__YOUR GOAL__:
Without including any pictures, write out the listing below exactly.

__DATA SHOWN__:
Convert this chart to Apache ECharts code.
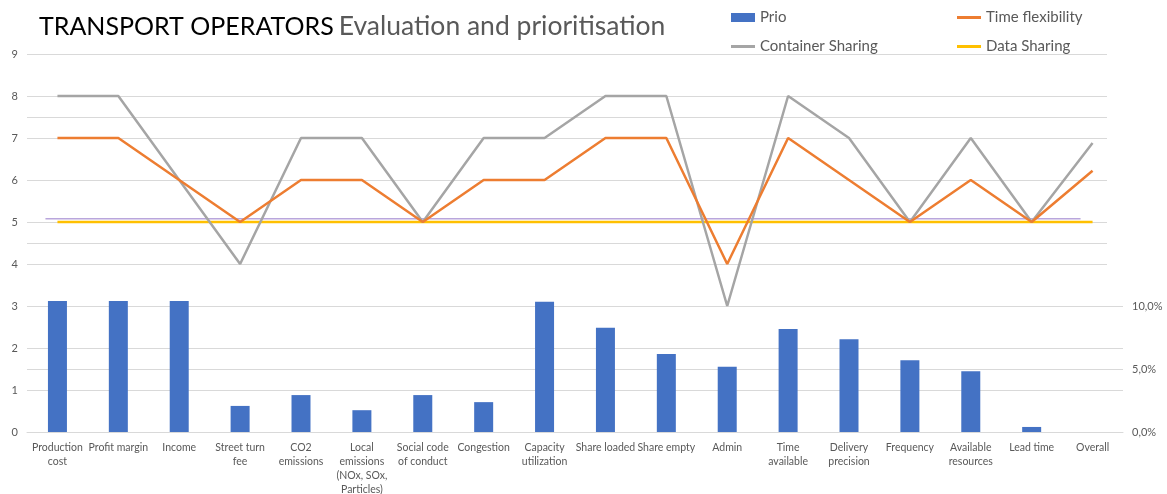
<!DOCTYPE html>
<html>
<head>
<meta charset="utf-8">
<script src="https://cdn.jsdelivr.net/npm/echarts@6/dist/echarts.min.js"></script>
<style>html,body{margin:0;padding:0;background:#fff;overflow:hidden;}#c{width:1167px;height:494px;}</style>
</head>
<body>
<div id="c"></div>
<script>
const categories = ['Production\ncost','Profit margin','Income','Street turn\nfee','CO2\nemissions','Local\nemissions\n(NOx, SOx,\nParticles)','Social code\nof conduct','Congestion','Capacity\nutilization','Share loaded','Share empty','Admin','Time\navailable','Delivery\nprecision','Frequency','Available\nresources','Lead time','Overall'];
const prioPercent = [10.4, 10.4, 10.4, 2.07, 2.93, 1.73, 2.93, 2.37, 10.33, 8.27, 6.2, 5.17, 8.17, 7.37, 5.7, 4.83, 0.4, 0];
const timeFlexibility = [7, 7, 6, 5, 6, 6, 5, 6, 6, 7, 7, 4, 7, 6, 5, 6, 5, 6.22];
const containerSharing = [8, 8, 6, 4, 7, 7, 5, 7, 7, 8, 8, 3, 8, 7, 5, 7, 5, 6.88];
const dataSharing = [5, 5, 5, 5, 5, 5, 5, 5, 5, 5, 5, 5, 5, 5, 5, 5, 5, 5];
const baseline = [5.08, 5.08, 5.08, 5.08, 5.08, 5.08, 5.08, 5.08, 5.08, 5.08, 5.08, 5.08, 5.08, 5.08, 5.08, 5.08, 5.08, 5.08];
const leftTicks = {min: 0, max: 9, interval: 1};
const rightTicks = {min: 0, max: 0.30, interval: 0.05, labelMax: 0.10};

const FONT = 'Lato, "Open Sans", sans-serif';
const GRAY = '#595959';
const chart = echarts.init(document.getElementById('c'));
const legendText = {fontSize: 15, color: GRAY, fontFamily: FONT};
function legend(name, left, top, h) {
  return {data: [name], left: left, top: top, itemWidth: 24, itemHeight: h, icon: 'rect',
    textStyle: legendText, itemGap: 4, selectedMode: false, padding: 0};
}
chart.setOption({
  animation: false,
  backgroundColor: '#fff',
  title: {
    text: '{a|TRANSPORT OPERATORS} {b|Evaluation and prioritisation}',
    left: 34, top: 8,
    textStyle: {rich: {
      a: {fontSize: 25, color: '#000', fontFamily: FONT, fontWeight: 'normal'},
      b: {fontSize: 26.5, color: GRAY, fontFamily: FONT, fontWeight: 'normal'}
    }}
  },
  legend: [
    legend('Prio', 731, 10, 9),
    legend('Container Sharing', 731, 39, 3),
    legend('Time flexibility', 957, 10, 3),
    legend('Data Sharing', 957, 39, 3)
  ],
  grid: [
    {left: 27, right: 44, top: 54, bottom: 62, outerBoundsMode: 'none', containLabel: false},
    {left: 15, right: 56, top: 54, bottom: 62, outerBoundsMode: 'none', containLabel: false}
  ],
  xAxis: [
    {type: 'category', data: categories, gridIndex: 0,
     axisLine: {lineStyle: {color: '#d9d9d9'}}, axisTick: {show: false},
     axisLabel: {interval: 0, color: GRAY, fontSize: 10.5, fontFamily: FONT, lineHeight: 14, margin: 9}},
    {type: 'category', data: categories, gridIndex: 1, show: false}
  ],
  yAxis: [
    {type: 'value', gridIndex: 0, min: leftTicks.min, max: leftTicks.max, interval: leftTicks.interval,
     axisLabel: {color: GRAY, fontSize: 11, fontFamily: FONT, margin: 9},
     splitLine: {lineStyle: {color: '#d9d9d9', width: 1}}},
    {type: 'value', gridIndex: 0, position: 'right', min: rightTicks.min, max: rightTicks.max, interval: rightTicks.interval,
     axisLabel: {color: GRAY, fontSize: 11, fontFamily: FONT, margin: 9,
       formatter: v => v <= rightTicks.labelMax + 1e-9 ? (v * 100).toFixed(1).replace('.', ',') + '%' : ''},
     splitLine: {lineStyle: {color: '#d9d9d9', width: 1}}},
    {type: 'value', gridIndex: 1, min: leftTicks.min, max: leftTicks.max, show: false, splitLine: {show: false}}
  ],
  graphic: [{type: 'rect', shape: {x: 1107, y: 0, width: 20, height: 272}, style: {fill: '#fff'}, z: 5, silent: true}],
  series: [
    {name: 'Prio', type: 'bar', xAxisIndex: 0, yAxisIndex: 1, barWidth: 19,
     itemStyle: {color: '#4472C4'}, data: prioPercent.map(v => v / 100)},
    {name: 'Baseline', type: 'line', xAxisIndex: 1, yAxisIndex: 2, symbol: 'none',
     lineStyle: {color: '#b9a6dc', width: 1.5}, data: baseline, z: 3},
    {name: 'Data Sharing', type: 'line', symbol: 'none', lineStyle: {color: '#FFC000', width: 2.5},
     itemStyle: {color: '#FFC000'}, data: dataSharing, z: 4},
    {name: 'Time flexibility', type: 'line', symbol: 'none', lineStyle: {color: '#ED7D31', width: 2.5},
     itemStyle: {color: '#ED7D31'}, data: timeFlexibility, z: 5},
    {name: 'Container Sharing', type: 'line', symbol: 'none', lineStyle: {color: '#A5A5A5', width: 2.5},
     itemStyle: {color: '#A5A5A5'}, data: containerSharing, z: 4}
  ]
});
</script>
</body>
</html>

__TASK RESPONSE__:
Convert this chart to Apache ECharts code.
<!DOCTYPE html>
<html>
<head>
<meta charset="utf-8">
<script src="https://cdn.jsdelivr.net/npm/echarts@6/dist/echarts.min.js"></script>
<style>html,body{margin:0;padding:0;background:#fff;overflow:hidden;}#c{width:1167px;height:494px;}</style>
</head>
<body>
<div id="c"></div>
<script>
const categories = ['Production\ncost','Profit margin','Income','Street turn\nfee','CO2\nemissions','Local\nemissions\n(NOx, SOx,\nParticles)','Social code\nof conduct','Congestion','Capacity\nutilization','Share loaded','Share empty','Admin','Time\navailable','Delivery\nprecision','Frequency','Available\nresources','Lead time','Overall'];
const prioPercent = [10.4, 10.4, 10.4, 2.07, 2.93, 1.73, 2.93, 2.37, 10.33, 8.27, 6.2, 5.17, 8.17, 7.37, 5.7, 4.83, 0.4, 0];
const timeFlexibility = [7, 7, 6, 5, 6, 6, 5, 6, 6, 7, 7, 4, 7, 6, 5, 6, 5, 6.22];
const containerSharing = [8, 8, 6, 4, 7, 7, 5, 7, 7, 8, 8, 3, 8, 7, 5, 7, 5, 6.88];
const dataSharing = [5, 5, 5, 5, 5, 5, 5, 5, 5, 5, 5, 5, 5, 5, 5, 5, 5, 5];
const baseline = [5.08, 5.08, 5.08, 5.08, 5.08, 5.08, 5.08, 5.08, 5.08, 5.08, 5.08, 5.08, 5.08, 5.08, 5.08, 5.08, 5.08, 5.08];
const leftTicks = {min: 0, max: 9, interval: 1};
const rightTicks = {min: 0, max: 0.30, interval: 0.05, labelMax: 0.10};

const FONT = 'Lato, "Open Sans", sans-serif';
const GRAY = '#595959';
const chart = echarts.init(document.getElementById('c'));
const legendText = {fontSize: 15, color: GRAY, fontFamily: FONT};
function legend(name, left, top, h) {
  return {data: [name], left: left, top: top, itemWidth: 24, itemHeight: h, icon: 'rect',
    textStyle: legendText, itemGap: 4, selectedMode: false, padding: 0};
}
chart.setOption({
  animation: false,
  backgroundColor: '#fff',
  title: {
    text: '{a|TRANSPORT OPERATORS} {b|Evaluation and prioritisation}',
    left: 34, top: 8,
    textStyle: {rich: {
      a: {fontSize: 25, color: '#000', fontFamily: FONT, fontWeight: 'normal'},
      b: {fontSize: 26.5, color: GRAY, fontFamily: FONT, fontWeight: 'normal'}
    }}
  },
  legend: [
    legend('Prio', 731, 10, 9),
    legend('Container Sharing', 731, 39, 3),
    legend('Time flexibility', 957, 10, 3),
    legend('Data Sharing', 957, 39, 3)
  ],
  grid: [
    {left: 27, right: 44, top: 54, bottom: 62, outerBoundsMode: 'none', containLabel: false},
    {left: 15, right: 56, top: 54, bottom: 62, outerBoundsMode: 'none', containLabel: false}
  ],
  xAxis: [
    {type: 'category', data: categories, gridIndex: 0,
     axisLine: {lineStyle: {color: '#d9d9d9'}}, axisTick: {show: false},
     axisLabel: {interval: 0, color: GRAY, fontSize: 10.5, fontFamily: FONT, lineHeight: 14, margin: 9}},
    {type: 'category', data: categories, gridIndex: 1, show: false}
  ],
  yAxis: [
    {type: 'value', gridIndex: 0, min: leftTicks.min, max: leftTicks.max, interval: leftTicks.interval,
     axisLabel: {color: GRAY, fontSize: 11, fontFamily: FONT, margin: 9},
     splitLine: {lineStyle: {color: '#d9d9d9', width: 1}}},
    {type: 'value', gridIndex: 0, position: 'right', min: rightTicks.min, max: rightTicks.max, interval: rightTicks.interval,
     axisLabel: {color: GRAY, fontSize: 11, fontFamily: FONT, margin: 9,
       formatter: v => v <= rightTicks.labelMax + 1e-9 ? (v * 100).toFixed(1).replace('.', ',') + '%' : ''},
     splitLine: {lineStyle: {color: '#d9d9d9', width: 1}}},
    {type: 'value', gridIndex: 1, min: leftTicks.min, max: leftTicks.max, show: false, splitLine: {show: false}}
  ],
  graphic: [{type: 'rect', shape: {x: 1107, y: 0, width: 20, height: 272}, style: {fill: '#fff'}, z: 5, silent: true}],
  series: [
    {name: 'Prio', type: 'bar', xAxisIndex: 0, yAxisIndex: 1, barWidth: 19,
     itemStyle: {color: '#4472C4'}, data: prioPercent.map(v => v / 100)},
    {name: 'Baseline', type: 'line', xAxisIndex: 1, yAxisIndex: 2, symbol: 'none',
     lineStyle: {color: '#b9a6dc', width: 1.5}, data: baseline, z: 3},
    {name: 'Data Sharing', type: 'line', symbol: 'none', lineStyle: {color: '#FFC000', width: 2.5},
     itemStyle: {color: '#FFC000'}, data: dataSharing, z: 4},
    {name: 'Time flexibility', type: 'line', symbol: 'none', lineStyle: {color: '#ED7D31', width: 2.5},
     itemStyle: {color: '#ED7D31'}, data: timeFlexibility, z: 5},
    {name: 'Container Sharing', type: 'line', symbol: 'none', lineStyle: {color: '#A5A5A5', width: 2.5},
     itemStyle: {color: '#A5A5A5'}, data: containerSharing, z: 4}
  ]
});
</script>
</body>
</html>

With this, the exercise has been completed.